There is a tree lying across the roof of my house, a fairly large tree that came down yesterday in the early hours of an overnight in which the temperatures never dropped below 80 degrees. I felt it when it hit the house, the shudder waking me from an already restless sleep.
I went downstairs, noticed shadows outside where there ought not be any, the silhouette of a thin branch floating in front of my kitchen window.
When the day grew light enough I went outside to have a look. I was surprised to find relatively little damage to the house, at least as far as I could tell from peering up through the branches. Gutters and soffits, sprung from their careful fittings, lay buckled beneath the thick torso of the fallen tree, but the roof itself appeared to be intact. Though I won’t know for sure until the tree service arrives and the tree is lifted and removed, something that might not happen for days.
Or longer. The last time I needed to hire a tree service it took three months for the work to get done. But that work didn’t involve anything so hazardous as a tree on my roof, so perhaps this time will be different.
I spent the day on the phone, making calls to line up a tree service, leaving messages, waiting for people to call me back. I filed a claim with my insurance company, and later in the day I talked to a claims adjuster, who wasn’t rude, exactly; he just sounded jaded and indifferent to my situation. But maybe it was me, edgy and hyper-aware of the precarity and randomness of the moment, knowing that the tree could have fallen differently, resulting in a situation far more catastrophic than what I was facing.
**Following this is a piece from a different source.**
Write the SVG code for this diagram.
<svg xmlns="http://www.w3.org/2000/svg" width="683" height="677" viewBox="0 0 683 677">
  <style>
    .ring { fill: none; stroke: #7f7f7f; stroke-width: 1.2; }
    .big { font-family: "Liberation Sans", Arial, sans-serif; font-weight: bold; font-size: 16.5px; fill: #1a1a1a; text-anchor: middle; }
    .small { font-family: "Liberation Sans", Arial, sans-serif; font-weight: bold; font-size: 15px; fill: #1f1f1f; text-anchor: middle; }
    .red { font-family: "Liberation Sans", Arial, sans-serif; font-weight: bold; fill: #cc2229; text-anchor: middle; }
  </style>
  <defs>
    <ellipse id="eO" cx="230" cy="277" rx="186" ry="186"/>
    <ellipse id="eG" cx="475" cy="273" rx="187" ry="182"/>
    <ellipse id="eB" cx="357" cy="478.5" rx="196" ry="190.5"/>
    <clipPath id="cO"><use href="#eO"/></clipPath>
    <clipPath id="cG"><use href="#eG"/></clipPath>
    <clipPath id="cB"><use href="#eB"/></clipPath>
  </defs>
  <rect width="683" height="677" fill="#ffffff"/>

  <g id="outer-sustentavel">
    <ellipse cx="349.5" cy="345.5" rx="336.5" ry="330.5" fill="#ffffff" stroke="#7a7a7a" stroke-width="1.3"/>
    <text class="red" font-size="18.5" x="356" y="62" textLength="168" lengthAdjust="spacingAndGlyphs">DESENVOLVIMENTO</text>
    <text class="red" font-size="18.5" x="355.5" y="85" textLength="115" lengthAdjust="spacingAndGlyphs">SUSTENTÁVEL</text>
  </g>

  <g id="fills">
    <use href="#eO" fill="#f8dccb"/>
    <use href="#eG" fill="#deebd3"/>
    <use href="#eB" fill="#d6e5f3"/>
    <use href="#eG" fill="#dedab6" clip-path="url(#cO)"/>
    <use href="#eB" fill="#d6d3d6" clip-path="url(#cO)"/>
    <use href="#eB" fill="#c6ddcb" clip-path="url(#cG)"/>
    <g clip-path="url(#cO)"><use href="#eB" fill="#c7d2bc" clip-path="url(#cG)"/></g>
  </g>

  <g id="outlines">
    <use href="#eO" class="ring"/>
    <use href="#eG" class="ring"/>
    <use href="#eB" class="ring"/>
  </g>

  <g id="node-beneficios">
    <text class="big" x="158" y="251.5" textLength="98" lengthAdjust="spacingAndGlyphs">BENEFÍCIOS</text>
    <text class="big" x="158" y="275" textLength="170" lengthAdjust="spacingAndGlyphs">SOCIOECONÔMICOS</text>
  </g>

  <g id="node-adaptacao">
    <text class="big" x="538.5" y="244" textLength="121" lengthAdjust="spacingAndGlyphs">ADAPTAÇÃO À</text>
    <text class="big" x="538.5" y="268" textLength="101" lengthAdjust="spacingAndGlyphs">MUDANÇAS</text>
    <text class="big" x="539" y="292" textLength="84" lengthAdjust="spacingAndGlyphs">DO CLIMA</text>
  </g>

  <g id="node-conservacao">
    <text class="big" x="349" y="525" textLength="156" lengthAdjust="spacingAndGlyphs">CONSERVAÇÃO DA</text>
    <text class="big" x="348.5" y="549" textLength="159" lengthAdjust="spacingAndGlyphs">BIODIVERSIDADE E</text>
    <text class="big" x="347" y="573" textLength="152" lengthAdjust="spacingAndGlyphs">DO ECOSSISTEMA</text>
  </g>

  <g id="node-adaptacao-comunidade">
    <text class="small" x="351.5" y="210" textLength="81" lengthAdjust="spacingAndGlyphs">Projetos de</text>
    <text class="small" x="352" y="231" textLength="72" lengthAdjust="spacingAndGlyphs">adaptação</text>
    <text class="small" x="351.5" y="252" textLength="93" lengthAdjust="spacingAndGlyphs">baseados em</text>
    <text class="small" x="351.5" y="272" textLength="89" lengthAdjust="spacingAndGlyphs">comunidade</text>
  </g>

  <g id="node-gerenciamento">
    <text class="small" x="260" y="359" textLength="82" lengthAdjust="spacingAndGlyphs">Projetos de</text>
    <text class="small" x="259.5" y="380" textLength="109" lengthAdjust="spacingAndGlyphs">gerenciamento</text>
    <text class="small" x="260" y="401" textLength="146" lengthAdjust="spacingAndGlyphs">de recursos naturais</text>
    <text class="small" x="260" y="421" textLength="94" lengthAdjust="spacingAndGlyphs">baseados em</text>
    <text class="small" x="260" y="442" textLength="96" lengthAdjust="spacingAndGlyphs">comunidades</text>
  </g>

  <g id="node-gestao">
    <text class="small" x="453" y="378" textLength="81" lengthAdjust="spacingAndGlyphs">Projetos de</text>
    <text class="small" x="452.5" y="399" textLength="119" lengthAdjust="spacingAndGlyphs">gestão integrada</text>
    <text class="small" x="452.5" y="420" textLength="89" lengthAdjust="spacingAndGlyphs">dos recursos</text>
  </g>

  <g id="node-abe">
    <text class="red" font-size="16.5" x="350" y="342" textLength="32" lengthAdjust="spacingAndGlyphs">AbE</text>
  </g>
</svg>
Most of the time I feel safe in my house. It’s been a reasonably reliable container. But things have happened here, and I am not always at ease within it.
The cellar has flooded, the roof has leaked. Et cetera.
For the past few days we’ve been under a heat advisory, told to stay inside if we can, assuming we have air conditioning, which I do, and for which I am grateful, even though it comes at the expense of more carbon rising into the stratosphere. (How to square that circle, I wonder.) And so I’m spending most of my time in this space, under the weight of the tree on the roof, reading, typing to you, waiting for the next thing to happen.
Did the heat bring down that tree, a hackberry whose rotting interior is now exposed for all to see? I am no arborist, but I suspect the stress from year after year of summers grown too hot for this particular species played some part in its demise, even if it was just to give increased comfort and quarter to the burrowing insects that have been feeding on its core all this time.